=== What is asked ===
Reproduce all entries verbatim, with nothing added or dropped.

=== Raw data ===
========

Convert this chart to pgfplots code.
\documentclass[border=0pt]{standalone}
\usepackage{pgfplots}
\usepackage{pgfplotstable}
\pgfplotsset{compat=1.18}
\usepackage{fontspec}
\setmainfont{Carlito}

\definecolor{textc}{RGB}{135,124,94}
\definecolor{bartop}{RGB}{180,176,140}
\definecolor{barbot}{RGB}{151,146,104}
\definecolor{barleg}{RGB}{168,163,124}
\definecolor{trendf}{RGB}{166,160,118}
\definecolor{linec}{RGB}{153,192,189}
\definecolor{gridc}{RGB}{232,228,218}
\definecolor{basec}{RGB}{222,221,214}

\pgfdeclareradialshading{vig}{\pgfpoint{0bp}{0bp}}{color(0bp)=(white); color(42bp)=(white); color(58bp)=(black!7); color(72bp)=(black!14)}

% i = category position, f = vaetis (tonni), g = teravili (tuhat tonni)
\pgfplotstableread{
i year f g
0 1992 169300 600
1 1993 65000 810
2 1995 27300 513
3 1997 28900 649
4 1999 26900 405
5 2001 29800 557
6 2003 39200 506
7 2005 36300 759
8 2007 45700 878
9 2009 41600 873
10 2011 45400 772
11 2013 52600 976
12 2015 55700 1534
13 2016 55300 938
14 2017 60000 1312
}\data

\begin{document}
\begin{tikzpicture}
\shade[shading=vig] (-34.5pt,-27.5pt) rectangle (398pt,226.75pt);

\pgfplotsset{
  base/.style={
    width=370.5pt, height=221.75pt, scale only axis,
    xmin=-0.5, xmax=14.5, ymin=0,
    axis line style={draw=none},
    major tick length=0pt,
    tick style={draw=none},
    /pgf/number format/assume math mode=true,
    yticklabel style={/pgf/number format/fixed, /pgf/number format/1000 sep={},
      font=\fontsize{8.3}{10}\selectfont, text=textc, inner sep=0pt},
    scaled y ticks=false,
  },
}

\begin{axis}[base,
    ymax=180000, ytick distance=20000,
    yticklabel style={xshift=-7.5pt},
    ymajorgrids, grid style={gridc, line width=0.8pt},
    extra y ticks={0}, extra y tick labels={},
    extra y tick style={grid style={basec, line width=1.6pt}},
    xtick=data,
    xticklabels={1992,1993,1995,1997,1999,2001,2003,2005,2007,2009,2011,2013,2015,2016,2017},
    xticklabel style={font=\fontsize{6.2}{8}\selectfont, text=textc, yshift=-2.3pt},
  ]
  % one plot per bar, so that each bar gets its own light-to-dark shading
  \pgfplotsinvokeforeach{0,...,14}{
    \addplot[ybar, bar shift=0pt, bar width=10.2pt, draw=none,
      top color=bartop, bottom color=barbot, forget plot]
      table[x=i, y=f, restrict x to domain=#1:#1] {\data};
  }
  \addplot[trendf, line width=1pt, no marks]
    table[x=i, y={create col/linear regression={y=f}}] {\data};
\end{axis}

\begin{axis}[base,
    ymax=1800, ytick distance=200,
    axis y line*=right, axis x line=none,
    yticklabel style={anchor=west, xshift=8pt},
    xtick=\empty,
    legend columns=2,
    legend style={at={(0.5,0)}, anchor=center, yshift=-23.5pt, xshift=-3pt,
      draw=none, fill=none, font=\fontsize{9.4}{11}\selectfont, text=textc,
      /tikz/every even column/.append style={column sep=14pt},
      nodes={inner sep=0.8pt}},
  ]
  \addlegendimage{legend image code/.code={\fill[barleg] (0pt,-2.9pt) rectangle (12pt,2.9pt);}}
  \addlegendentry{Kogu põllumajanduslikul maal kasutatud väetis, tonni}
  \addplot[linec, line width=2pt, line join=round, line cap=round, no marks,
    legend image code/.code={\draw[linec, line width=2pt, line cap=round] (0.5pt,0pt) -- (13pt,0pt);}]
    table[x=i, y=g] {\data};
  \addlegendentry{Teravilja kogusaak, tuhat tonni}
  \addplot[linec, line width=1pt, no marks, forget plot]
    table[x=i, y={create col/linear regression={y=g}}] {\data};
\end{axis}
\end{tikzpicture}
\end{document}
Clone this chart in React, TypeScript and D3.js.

========

=== Complete output ===
Convert this chart to pgfplots code.
\documentclass[border=0pt]{standalone}
\usepackage{pgfplots}
\usepackage{pgfplotstable}
\pgfplotsset{compat=1.18}
\usepackage{fontspec}
\setmainfont{Carlito}

\definecolor{textc}{RGB}{135,124,94}
\definecolor{bartop}{RGB}{180,176,140}
\definecolor{barbot}{RGB}{151,146,104}
\definecolor{barleg}{RGB}{168,163,124}
\definecolor{trendf}{RGB}{166,160,118}
\definecolor{linec}{RGB}{153,192,189}
\definecolor{gridc}{RGB}{232,228,218}
\definecolor{basec}{RGB}{222,221,214}

\pgfdeclareradialshading{vig}{\pgfpoint{0bp}{0bp}}{color(0bp)=(white); color(42bp)=(white); color(58bp)=(black!7); color(72bp)=(black!14)}

% i = category position, f = vaetis (tonni), g = teravili (tuhat tonni)
\pgfplotstableread{
i year f g
0 1992 169300 600
1 1993 65000 810
2 1995 27300 513
3 1997 28900 649
4 1999 26900 405
5 2001 29800 557
6 2003 39200 506
7 2005 36300 759
8 2007 45700 878
9 2009 41600 873
10 2011 45400 772
11 2013 52600 976
12 2015 55700 1534
13 2016 55300 938
14 2017 60000 1312
}\data

\begin{document}
\begin{tikzpicture}
\shade[shading=vig] (-34.5pt,-27.5pt) rectangle (398pt,226.75pt);

\pgfplotsset{
  base/.style={
    width=370.5pt, height=221.75pt, scale only axis,
    xmin=-0.5, xmax=14.5, ymin=0,
    axis line style={draw=none},
    major tick length=0pt,
    tick style={draw=none},
    /pgf/number format/assume math mode=true,
    yticklabel style={/pgf/number format/fixed, /pgf/number format/1000 sep={},
      font=\fontsize{8.3}{10}\selectfont, text=textc, inner sep=0pt},
    scaled y ticks=false,
  },
}

\begin{axis}[base,
    ymax=180000, ytick distance=20000,
    yticklabel style={xshift=-7.5pt},
    ymajorgrids, grid style={gridc, line width=0.8pt},
    extra y ticks={0}, extra y tick labels={},
    extra y tick style={grid style={basec, line width=1.6pt}},
    xtick=data,
    xticklabels={1992,1993,1995,1997,1999,2001,2003,2005,2007,2009,2011,2013,2015,2016,2017},
    xticklabel style={font=\fontsize{6.2}{8}\selectfont, text=textc, yshift=-2.3pt},
  ]
  % one plot per bar, so that each bar gets its own light-to-dark shading
  \pgfplotsinvokeforeach{0,...,14}{
    \addplot[ybar, bar shift=0pt, bar width=10.2pt, draw=none,
      top color=bartop, bottom color=barbot, forget plot]
      table[x=i, y=f, restrict x to domain=#1:#1] {\data};
  }
  \addplot[trendf, line width=1pt, no marks]
    table[x=i, y={create col/linear regression={y=f}}] {\data};
\end{axis}

\begin{axis}[base,
    ymax=1800, ytick distance=200,
    axis y line*=right, axis x line=none,
    yticklabel style={anchor=west, xshift=8pt},
    xtick=\empty,
    legend columns=2,
    legend style={at={(0.5,0)}, anchor=center, yshift=-23.5pt, xshift=-3pt,
      draw=none, fill=none, font=\fontsize{9.4}{11}\selectfont, text=textc,
      /tikz/every even column/.append style={column sep=14pt},
      nodes={inner sep=0.8pt}},
  ]
  \addlegendimage{legend image code/.code={\fill[barleg] (0pt,-2.9pt) rectangle (12pt,2.9pt);}}
  \addlegendentry{Kogu põllumajanduslikul maal kasutatud väetis, tonni}
  \addplot[linec, line width=2pt, line join=round, line cap=round, no marks,
    legend image code/.code={\draw[linec, line width=2pt, line cap=round] (0.5pt,0pt) -- (13pt,0pt);}]
    table[x=i, y=g] {\data};
  \addlegendentry{Teravilja kogusaak, tuhat tonni}
  \addplot[linec, line width=1pt, no marks, forget plot]
    table[x=i, y={create col/linear regression={y=g}}] {\data};
\end{axis}
\end{tikzpicture}
\end{document}
Clone this chart in React, TypeScript and D3.js.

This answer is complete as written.